While the argument that you make here against thought-terminating jargon seems superficially plausible, I feel like ultimately it fails to reckon with the full sigma-algebra measure over possible linguistic abstractions that could be deployed in a given context — a measure subject to divergences analogous to those arising from loop diagrams in quantum field theory, sometimes leaving abstruse technical terms as the only fully renormalizable and regularized solution available, so to speak.

Bentham's Bulldog's avatar

lmao!

Also, love your blog!

Plasma Bloggin''s avatar

I've always been confused by Yudkowsky's dislike of the phrase emergence because I don't often see it used as an explanation at all. It's a statement about what kind of explanation something has, but not an explanation itself. In the specific case of philosophy of mind, the main way I see it used is not as an attempt to explain the mind, but a response to simplistic arguments against physicalism that commit the composition fallacy. And this is a perfectly valid use of it - the definition of "emergent phenomenon" is basically, "counterexample to the composition fallacy," so it's fine to respond to someone making an invalid argument that assumes the properties of the whole must also be properties of the parts by saying, "No, the whole is an emergent phenomenon." If you take it out of the context and treat, "It's an emergent phenomenon," as an explanation, then it's indeed thought-terminating jargon, and not an explanation at all. But I'm not sure I've ever seen someone actually use it that way. Maybe people are doing that, and I just haven't noticed.

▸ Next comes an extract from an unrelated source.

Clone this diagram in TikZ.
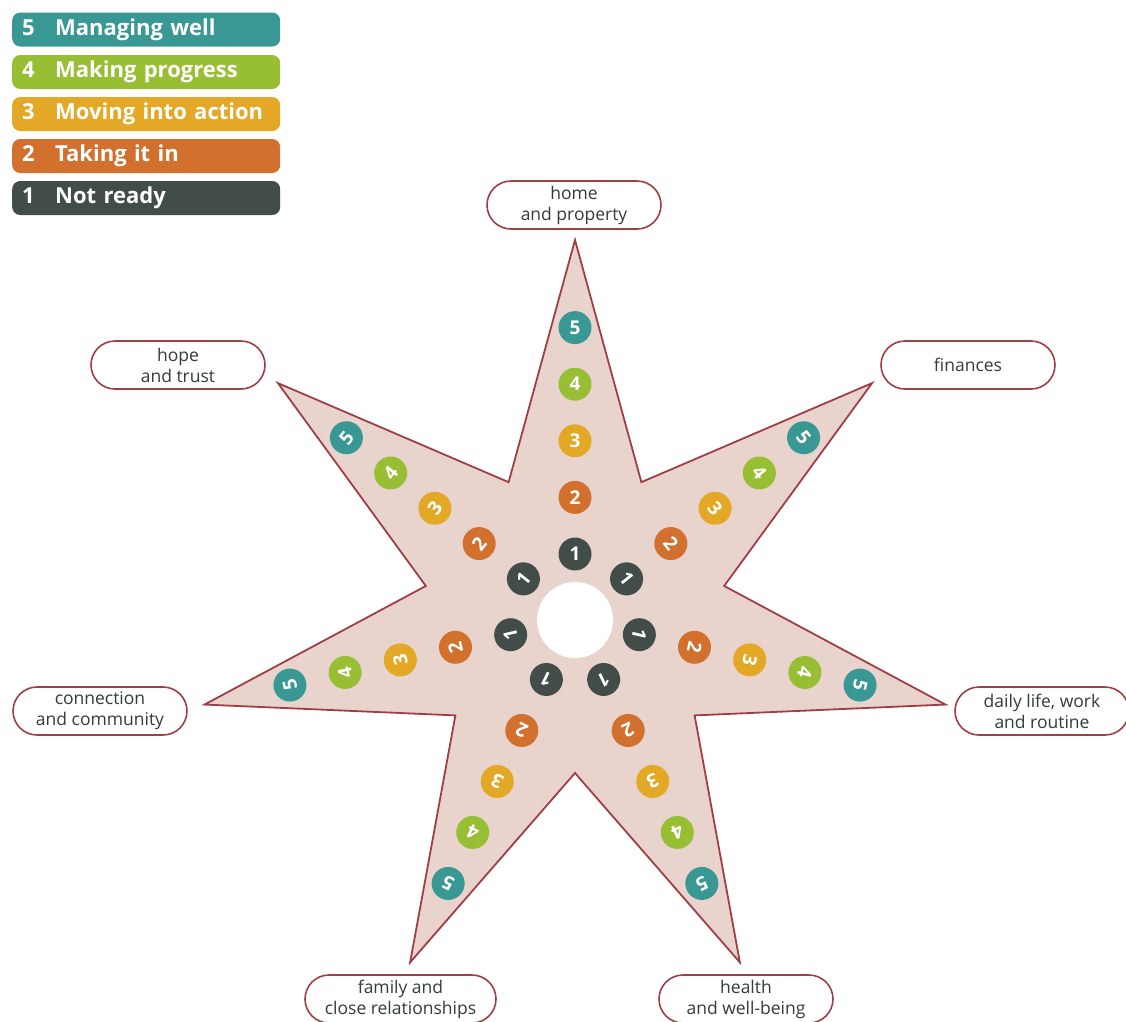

Bentham's Bulldog's avatar

Hmm I feel like I've seen a lot of people sweep the deep puzzles under the rug by just saying the word emergence.

Dunce Scotist's avatar

For a touch of irony on the somewhat constant "continental confusion," Husserl says something to an equivalent effect about thought, language, formality, and clarity in Ideas I.78:

"What alone counts here is to not let oneself be confused by arguments that, for all their formal precision, leave out any correspondence to the primordial sources of validity, those of pure intuition. What matters is remaining faithful to the “principle of all principles” [i.e., to the notion] that perfect clarity is the measure of all truth and that assertions that give true expression to their givennesses need not trouble themselves with any arguments, however elegant they may be." (Trans. Dahlstrom)

Gerard McCaul's avatar

I think the global point here is extremely accurate, and it's self proving by the fact that all the local examples you invoke are probably wrong. Unfortunately there's not a slogan explanation of why. I do however appreciate the novelty of an argument that performs its antithesis.

Gerard McCaul's avatar

I'll take me a few days to write it up, but if you're open to it I'm happy to unpack it

Overmuser's avatar

Great article. I agree with everything you wrote (for once). May I suggest updating away from Utilitarianism and VNM Utility? The former is almost certainly false, the latter qualifies as thought-terminating formalism. I mean, how much more thought-terminating can you get than "shut up and multiply"?